REQUIRED TASK ▸ Repeat all of the data precisely.

DATA ▸
>> Start

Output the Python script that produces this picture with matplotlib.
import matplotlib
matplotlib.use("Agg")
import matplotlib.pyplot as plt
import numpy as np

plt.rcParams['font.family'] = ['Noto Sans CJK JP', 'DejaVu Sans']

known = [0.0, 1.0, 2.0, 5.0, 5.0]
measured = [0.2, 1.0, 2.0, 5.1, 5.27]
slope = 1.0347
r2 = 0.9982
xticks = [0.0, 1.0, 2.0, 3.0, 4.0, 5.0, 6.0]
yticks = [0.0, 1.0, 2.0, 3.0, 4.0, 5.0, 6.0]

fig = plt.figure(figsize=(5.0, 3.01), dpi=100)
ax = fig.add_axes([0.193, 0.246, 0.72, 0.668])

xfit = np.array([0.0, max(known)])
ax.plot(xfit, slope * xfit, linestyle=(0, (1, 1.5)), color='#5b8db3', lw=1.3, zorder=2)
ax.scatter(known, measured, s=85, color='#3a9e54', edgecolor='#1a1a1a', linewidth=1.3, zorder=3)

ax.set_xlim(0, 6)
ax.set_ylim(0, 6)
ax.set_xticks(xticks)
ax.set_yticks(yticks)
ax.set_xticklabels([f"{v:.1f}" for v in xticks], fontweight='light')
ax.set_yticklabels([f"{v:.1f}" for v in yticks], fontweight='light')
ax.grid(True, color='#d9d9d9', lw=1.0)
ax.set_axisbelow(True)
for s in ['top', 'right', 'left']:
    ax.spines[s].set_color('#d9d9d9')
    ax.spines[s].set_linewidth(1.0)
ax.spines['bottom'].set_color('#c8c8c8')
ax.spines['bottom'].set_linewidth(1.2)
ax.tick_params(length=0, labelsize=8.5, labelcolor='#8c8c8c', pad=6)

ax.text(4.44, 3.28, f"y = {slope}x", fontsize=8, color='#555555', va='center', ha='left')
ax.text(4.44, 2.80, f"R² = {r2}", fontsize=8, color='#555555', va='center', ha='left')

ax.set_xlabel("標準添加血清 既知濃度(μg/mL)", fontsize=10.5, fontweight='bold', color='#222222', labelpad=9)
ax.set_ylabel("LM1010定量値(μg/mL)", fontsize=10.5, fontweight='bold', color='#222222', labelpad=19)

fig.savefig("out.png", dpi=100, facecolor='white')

>> End

RESPONSE BELOW ▸
Output the Python script that produces this picture with matplotlib.
import matplotlib
matplotlib.use("Agg")
import matplotlib.pyplot as plt
import numpy as np

plt.rcParams['font.family'] = ['Noto Sans CJK JP', 'DejaVu Sans']

known = [0.0, 1.0, 2.0, 5.0, 5.0]
measured = [0.2, 1.0, 2.0, 5.1, 5.27]
slope = 1.0347
r2 = 0.9982
xticks = [0.0, 1.0, 2.0, 3.0, 4.0, 5.0, 6.0]
yticks = [0.0, 1.0, 2.0, 3.0, 4.0, 5.0, 6.0]

fig = plt.figure(figsize=(5.0, 3.01), dpi=100)
ax = fig.add_axes([0.193, 0.246, 0.72, 0.668])

xfit = np.array([0.0, max(known)])
ax.plot(xfit, slope * xfit, linestyle=(0, (1, 1.5)), color='#5b8db3', lw=1.3, zorder=2)
ax.scatter(known, measured, s=85, color='#3a9e54', edgecolor='#1a1a1a', linewidth=1.3, zorder=3)

ax.set_xlim(0, 6)
ax.set_ylim(0, 6)
ax.set_xticks(xticks)
ax.set_yticks(yticks)
ax.set_xticklabels([f"{v:.1f}" for v in xticks], fontweight='light')
ax.set_yticklabels([f"{v:.1f}" for v in yticks], fontweight='light')
ax.grid(True, color='#d9d9d9', lw=1.0)
ax.set_axisbelow(True)
for s in ['top', 'right', 'left']:
    ax.spines[s].set_color('#d9d9d9')
    ax.spines[s].set_linewidth(1.0)
ax.spines['bottom'].set_color('#c8c8c8')
ax.spines['bottom'].set_linewidth(1.2)
ax.tick_params(length=0, labelsize=8.5, labelcolor='#8c8c8c', pad=6)

ax.text(4.44, 3.28, f"y = {slope}x", fontsize=8, color='#555555', va='center', ha='left')
ax.text(4.44, 2.80, f"R² = {r2}", fontsize=8, color='#555555', va='center', ha='left')

ax.set_xlabel("標準添加血清 既知濃度(μg/mL)", fontsize=10.5, fontweight='bold', color='#222222', labelpad=9)
ax.set_ylabel("LM1010定量値(μg/mL)", fontsize=10.5, fontweight='bold', color='#222222', labelpad=19)

fig.savefig("out.png", dpi=100, facecolor='white')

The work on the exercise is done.